Afghan security forces and non-state armed groups continue to unlawfully recruit and use children in combat and non-combat roles with impunity. Non-state armed groups, primarily the Taliban and the Islamic State in Khorasan Province (ISIL-KP) account for most child recruitment and use and used children younger than age 12 during the reporting period. Insurgent groups increasingly use children as suicide bombers. Some families receive cash payments or protection in exchange for sending their children to the Taliban-run schools for military and religious indoctrination. Children from impoverished and rural areas, particularly those under Taliban control, are particularly vulnerable to recruitment. ANP and ALP use children in combat and non-combat roles, including as personal servants, support staff, and bodyguards. ANA, NDS, and ABP also recruit and use children in both combat and non-combat roles, although to a lesser extent. ANA soldiers as young as thirteen were killed, wounded, and captured by Taliban insurgents. Pro-government militias that may receive direct financial support from the government reportedly recruited and used child soldiers, primarily in support roles. Traffickers, including government and military officials, continued to exploit children in sex trafficking through bacha bazi in every province of the country.
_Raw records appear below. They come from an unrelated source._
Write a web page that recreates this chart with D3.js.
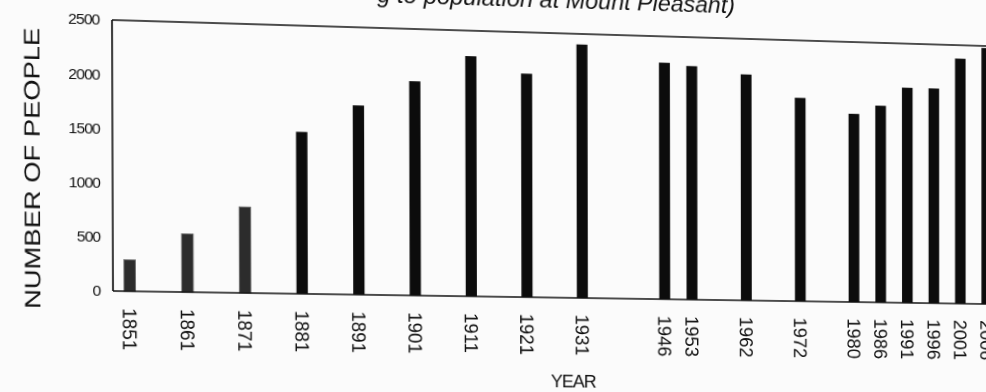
<!DOCTYPE html>
<html>
<head>
<meta charset="utf-8">
<script src="https://cdn.jsdelivr.net/npm/d3@7"></script>
<style>
  html, body { margin: 0; padding: 0; background: #fbfbfb; overflow: hidden; width: 986px; height: 392px; }
  #warp { position: absolute; left: 0; top: 0; transform-origin: 0 0; }
  svg { overflow: visible; }
  text { font-family: "Liberation Sans", Arial, Helvetica, sans-serif; fill: #111; }
</style>
</head>
<body>
<div id="warp"></div>
<script>
// ---- data ----
const years = ["1851","1861","1871","1881","1891","1901","1911","1921","1931","1946","1953","1962","1972","1980","1986","1991","1996","2001","2006"];
const population = [290, 540, 800, 1510, 1770, 2010, 2260, 2110, 2400, 2250, 2225, 2160, 1950, 1810, 1895, 2075, 2075, 2370, 2480];
// x-axis slots as laid out on the original category axis (blank slots are unlabelled gaps)
const xSlots = ["1851","g1","1861","g2","1871","g3","1881","g4","1891","g5","1901","g6","1911","g7","1921","g8","1931","g9","g10",
                "1946","1953","g11","1962","g12","1972","g13","1980","1986","1991","1996","2001","2006"];
const yTicks = [0, 500, 1000, 1500, 2000, 2500];
const titleText = "g to population at Mount Pleasant)";
const yTitle = "NUMBER OF PEOPLE";
const xTitle = "YEAR";
const earlyYears = ["1851","1861","1871"];

(function () {
// ---- layout (flat) ----
const W = 1012, Hh = 400;
const pL = 112, pT = 20, pB = 291, pR = 1012;

const svg = d3.select("#warp").append("svg").attr("width", W).attr("height", Hh);

const x = d3.scaleBand().domain(xSlots).range([114.15, 1000.55]).paddingInner(0.6).paddingOuter(0.3);
const y = d3.scaleLinear().domain([0, 2500]).range([pB, pT]);

// bars
svg.append("g").selectAll("rect").data(years).join("rect")
  .attr("x", d => x(d))
  .attr("width", x.bandwidth())
  .attr("y", (d, i) => y(population[i]))
  .attr("height", (d, i) => y(0) - y(population[i]))
  .attr("fill", d => earlyYears.includes(d) ? "#2c2c2c" : "#0c0c0c")
  .attr("stroke", d => earlyYears.includes(d) ? "#6a6a6a" : "none")
  .attr("stroke-width", 0.8);

// frame
const frame = svg.append("g").attr("stroke", "#111").attr("stroke-width", 1.6).attr("fill", "none");
frame.append("line").attr("x1", pL).attr("x2", pL).attr("y1", pT).attr("y2", pB);
frame.append("line").attr("x1", pL).attr("x2", pR).attr("y1", pB).attr("y2", pB);
frame.append("line").attr("x1", pL).attr("x2", pR).attr("y1", pT).attr("y2", pT);

// y axis (labels only)
const yAxis = d3.axisLeft(y).tickValues(yTicks).tickSize(0).tickPadding(12).tickFormat(d3.format("d"));
const gy = svg.append("g").attr("transform", `translate(${pL},0)`).call(yAxis);
gy.select(".domain").remove();
gy.selectAll("text").style("font-size", "15px").style("letter-spacing", "-0.9px")
  .style("font-family", "'Liberation Sans', Arial, sans-serif").attr("fill", "#222");

// x axis (rotated labels)
const xAxis = d3.axisBottom(x).tickValues(years).tickSize(0).tickPadding(0);
const gx = svg.append("g").attr("transform", `translate(0,${pB})`).call(xAxis);
gx.select(".domain").remove();
gx.selectAll("text")
  .style("font-size", "19px").style("font-family", "'Liberation Sans', Arial, sans-serif").attr("fill", "#222")
  .attr("text-anchor", "start")
  .attr("y", 0).attr("dy", "0.35em")
  .attr("transform", "translate(0,17) rotate(90)");

// titles
svg.append("text").attr("x", 726).attr("y", -6.5).attr("text-anchor", "end")
  .style("font-size", "23.5px").style("font-style", "italic").text(titleText);

svg.append("text").attr("transform", "translate(43,170) rotate(-90)")
  .attr("text-anchor", "middle").style("font-size", "21px")
  .attr("textLength", 280).attr("lengthAdjust", "spacingAndGlyphs").text(yTitle);

svg.append("text").attr("x", 562).attr("y", 383).attr("text-anchor", "middle")
  .style("font-size", "18px").style("letter-spacing", "-1px").text(xTitle);

// ---- perspective of the scanned page ----
function homography(src, dst) {
  const A = [], b = [];
  for (let i = 0; i < 4; i++) {
    const [sx, sy] = src[i], [dx, dy] = dst[i];
    A.push([sx, sy, 1, 0, 0, 0, -sx * dx, -sy * dx]); b.push(dx);
    A.push([0, 0, 0, sx, sy, 1, -sx * dy, -sy * dy]); b.push(dy);
  }
  const n = 8;
  for (let c = 0; c < n; c++) {
    let p = c;
    for (let r = c + 1; r < n; r++) if (Math.abs(A[r][c]) > Math.abs(A[p][c])) p = r;
    [A[c], A[p]] = [A[p], A[c]]; [b[c], b[p]] = [b[p], b[c]];
    for (let r = 0; r < n; r++) {
      if (r === c) continue;
      const f = A[r][c] / A[c][c];
      for (let k = c; k < n; k++) A[r][k] -= f * A[c][k];
      b[r] -= f * b[c];
    }
  }
  return b.map((v, i) => v / A[i][i]);
}
const h = homography(
  [[112, 20], [986, 20], [986, 291], [112, 291]],
  [[112, 20], [986, 46], [986, 304], [113, 291]]
);
document.getElementById("warp").style.transform =
  `matrix3d(${h[0]},${h[3]},0,${h[6]},${h[1]},${h[4]},0,${h[7]},0,0,1,0,${h[2]},${h[5]},0,1)`;
})();
</script>
</body>
</html>
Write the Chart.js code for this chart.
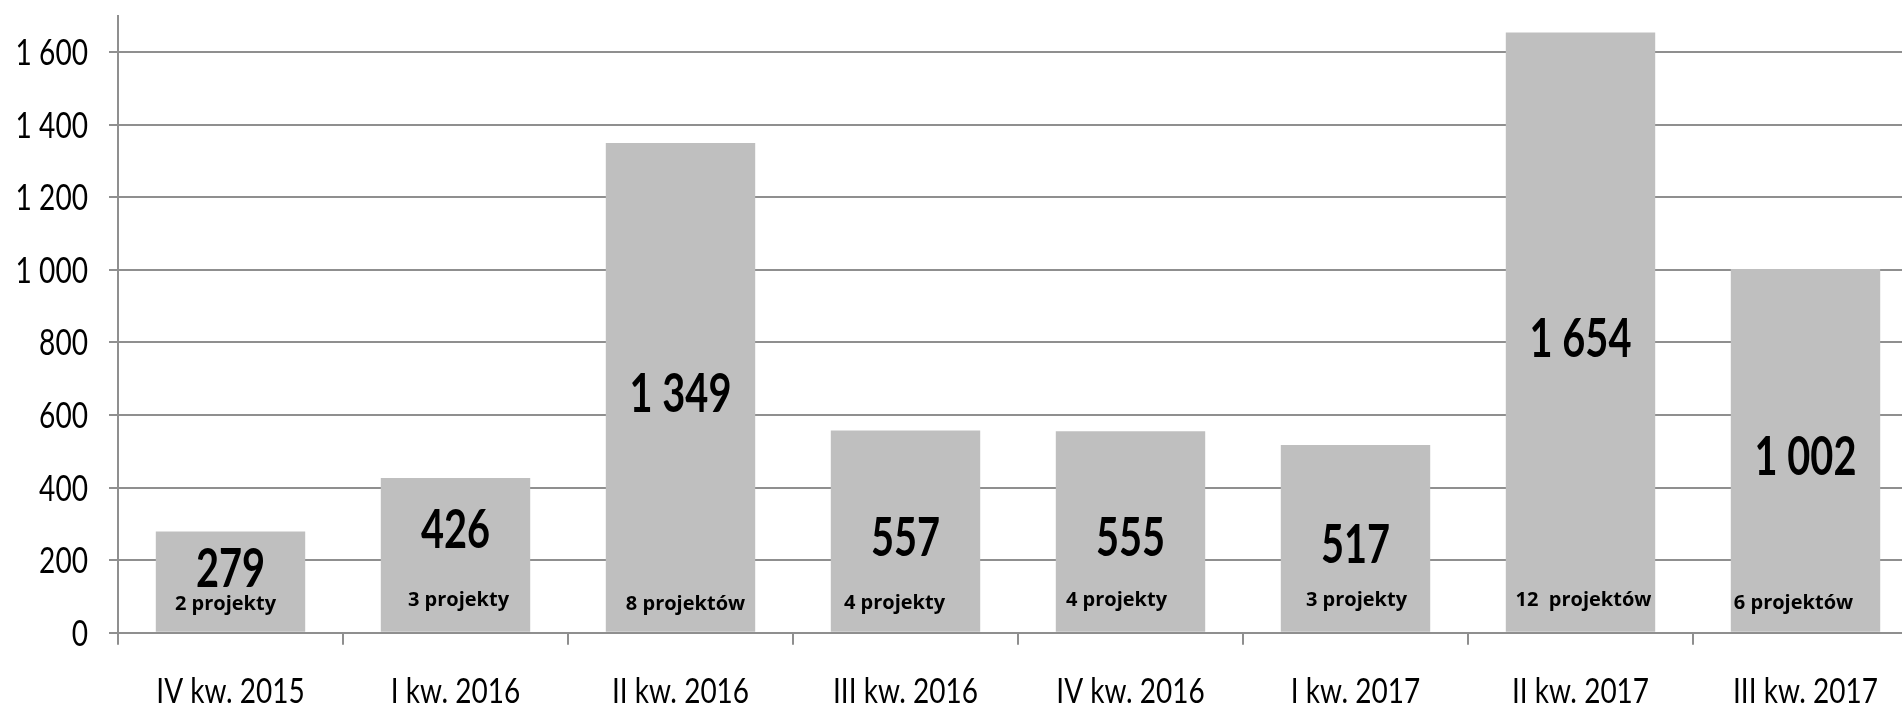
<!DOCTYPE html>
<html lang="pl">
<head>
<meta charset="utf-8">
<title>Projekty</title>
<script src="https://cdn.jsdelivr.net/npm/chart.js@4.4.1/dist/chart.umd.min.js"></script>
<style>
  html, body { margin: 0; padding: 0; background: #fff; overflow: hidden; }
  #wrap { position: relative; width: 1918px; height: 707px; }
</style>
</head>
<body>
<div id="wrap"><canvas id="projectsChart"></canvas></div>
<script>
const quarters = ['IV kw. 2015', 'I kw. 2016', 'II kw. 2016', 'III kw. 2016', 'IV kw. 2016', 'I kw. 2017', 'II kw. 2017', 'III kw. 2017'];
const amounts = [279, 426, 1349, 557, 555, 517, 1654, 1002];
const projectCounts = ['2 projekty', '3 projekty', '8 projektów', '4 projekty', '4 projekty', '3 projekty', '12  projektów', '6 projektów'];
const yTickValues = [0, 200, 400, 600, 800, 1000, 1200, 1400, 1600];

// thousands separated by a space, like the original
function fmt(n) {
    return String(n).replace(/\B(?=(\d{3})+(?!\d))/g, ' ');
}

// the original text is a narrow Calibri, so squeeze Lato horizontally
function squeezed(ctx, text, x, y, sx) {
    ctx.save();
    ctx.translate(x, y);
    ctx.scale(sx, 1);
    ctx.fillText(text, 0, 0);
    ctx.restore();
}

const axisLabels = {
    id: 'axisLabels',
    afterDraw(chart) {
        const ctx = chart.ctx;
        const xs = chart.scales.x;
        const ys = chart.scales.y;
        ctx.save();
        ctx.fillStyle = '#000';
        ctx.textBaseline = 'alphabetic';

        ctx.font = '37px Lato, sans-serif';
        ctx.textAlign = 'right';
        yTickValues.forEach(v => {
            squeezed(ctx, fmt(v), ys.right - 30, ys.getPixelForValue(v) + 13, 0.76);
        });

        ctx.font = '35px Lato, sans-serif';
        ctx.textAlign = 'center';
        quarters.forEach((q, i) => {
            squeezed(ctx, q, xs.getPixelForValue(i), xs.top + 70, 0.8);
        });
        ctx.restore();
    }
};

// big value in the bar + "N projektów" near its base
const barLabels = {
    id: 'barLabels',
    afterDatasetsDraw(chart, args, opts) {
        const ctx = chart.ctx;
        const yScale = chart.scales.y;
        const base = yScale.getPixelForValue(0);
        ctx.save();
        ctx.fillStyle = '#000';
        ctx.textAlign = 'center';
        ctx.textBaseline = 'alphabetic';
        chart.getDatasetMeta(0).data.forEach((bar, i) => {
            const v = amounts[i];
            ctx.font = 'bold 53px Lato, sans-serif';
            squeezed(ctx, fmt(v), bar.x, yScale.getPixelForValue(v * opts.anchor[i]) + 24, 0.75);

            ctx.font = "bold 20px 'Open Sans', sans-serif";
            ctx.fillText(projectCounts[i], bar.x + opts.shift[i], base - opts.lift[i]);
        });
        ctx.restore();
    }
};

new Chart(document.getElementById('projectsChart'), {
    type: 'bar',
    data: {
        labels: quarters,
        datasets: [{
            data: amounts,
            backgroundColor: '#bfbfbf',
            borderWidth: 0,
            categoryPercentage: 1,
            barPercentage: 0.664
        }]
    },
    options: {
        responsive: true,
        maintainAspectRatio: false,
        animation: false,
        layout: { padding: { top: 15.7, right: 0, bottom: 0, left: 0 } },
        plugins: {
            legend: { display: false },
            tooltip: { enabled: false },
            barLabels: {
                anchor: [0.69, 0.70, 0.5, 0.5, 0.5, 0.5, 0.5, 0.5],
                shift: [-5, 3, 5, -11, -14, 1, 3, -12],
                lift: [23, 27, 23, 24, 27, 27, 27, 24]
            }
        },
        scales: {
            x: {
                grid: { offset: true, drawOnChartArea: false, drawTicks: true, tickLength: 12, color: '#8f8f8f', lineWidth: 2 },
                border: { color: '#8f8f8f', width: 2 },
                ticks: { display: false, autoSkip: false },
                afterFit: s => { s.height = 74.3; s.paddingLeft = 0; s.paddingRight = 0; }
            },
            y: {
                min: 0,
                max: 1700,
                grid: { color: '#8f8f8f', lineWidth: 2, tickLength: 9 },
                border: { color: '#8f8f8f', width: 2 },
                ticks: { display: false },
                afterBuildTicks: s => { s.ticks = yTickValues.map(v => ({ value: v })); },
                afterFit: s => { s.width = 118; s.paddingTop = 0; s.paddingBottom = 0; }
            }
        }
    },
    plugins: [barLabels, axisLabels]
});
</script>
</body>
</html>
An NGO interviewed many survivors of bacha bazi whose testimonies noted an “overwhelming understanding that bacha bazi is committed by the powerful,” including military commanders and community leaders. International organizations reported cases of bacha bazi, by nearly all groups, including the ANA, ANP, ALP, pro-government militias, and the Taliban, and stated cases are widely underreported. ALP officials and pro-government militias reportedly recruited children specifically for bacha bazi, and ANA officials reportedly lured boys into bacha bazi with promises of food and money. Some traffickers, including military officials, abduct children or promise fake jobs to lure them into bacha bazi. While the vast majority of bacha bazi cases involve boys and young men, government officials have exploited children as young as 12 years old in bacha bazi and at least one girl. Perpetrators of bacha bazi sometimes offer bribes or use their relationships with law enforcement officials, prosecutors, and judges to evade punishment.
Afghan returnees from Pakistan and Iran and internally displaced Afghans are vulnerable to labor and sex trafficking. During the reporting period, Afghanistan received more than 805,850 undocumented returnees from Iran and Pakistan, many of them unaccompanied minors. An international organization estimated it assisted only four percent of the more than 773,000 of the Afghans undocumented or deported from Iran, and traffickers specifically targeted the unassisted returnees in Herat, Nangarhar, Badakhshan, and Nimroz provinces for forced labor in agriculture, brick kilns, and carpet weaving. Afghans residing in Pakistan—including 1.4 million Afghan Proof of Registration card holders, 878,000 Afghan Citizen Card holders, and an unknown number of undocumented Afghans—continued, to varying degrees, to lack access to education, social services, and basic assistance, and be vulnerable to deportation, all of which increased vulnerability to trafficking. A severe drought and the continued internal conflict created more than 600,000 new IDPs within Afghanistan during the reporting period. International organizations documented an increase in IDPs selling their children to local shopkeepers in servitude to repay debts; between July and September 2018, one organization reported 161 cases of IDPs selling children into either marriage or servitude. NGOs reported some corrupt shopkeepers exploit IDPs’ debts by increasing their prices. Some traffickers targeted indebted IDPs and sold them into forced labor and sex trafficking.
Afghan men, women, and children pay intermediaries to assist them in finding employment, primarily in Iran, Pakistan, India, Europe, or North America; some intermediaries force Afghans into labor or sex trafficking. Afghan women and girls are subjected to sex trafficking and domestic servitude primarily in Afghanistan, Pakistan, Iran, and India, including through forced marriage. Afghan boys and men are subjected to forced labor and debt bondage in agriculture and construction, primarily in Iran, Pakistan, Greece, Turkey, and the Gulf states. Traffickers in Iran, including Iranian criminal groups, exploit Afghan children in forced labor as beggars and street vendors and forced criminality, including drug trafficking and smuggling of fuel and tobacco. The Iranian government and the Islamic Revolutionary Guards Corps continue to force and coerce Afghan migrants, including children as young as 12 years old, to fight in Iranian-led and -funded Shia militias deployed to Syria by threatening them with arrest and deportation to Afghanistan. Trafficking networks smuggle Afghan nationals living in Iran to Europe and force them to work in restaurants to pay off debts incurred by smuggling fees. Some Afghan boys are subjected to sex trafficking in Greece after paying high fees to be smuggled into the country. Some Afghan traffickers subjected Afghan boys to bacha bazi in Germany, Hungary, Macedonia, and Serbia. Traffickers have subjected women and girls from China, Iran, Pakistan, Philippines, Sri Lanka, and Tajikistan to sex trafficking in Afghanistan. Under the pretense of high-paying employment opportunities, some labor recruiting agencies lure foreign workers to Afghanistan, including from Sri Lanka, Nepal, India, Iran, Pakistan, and Tajikistan and subject them to forced labor after arrival.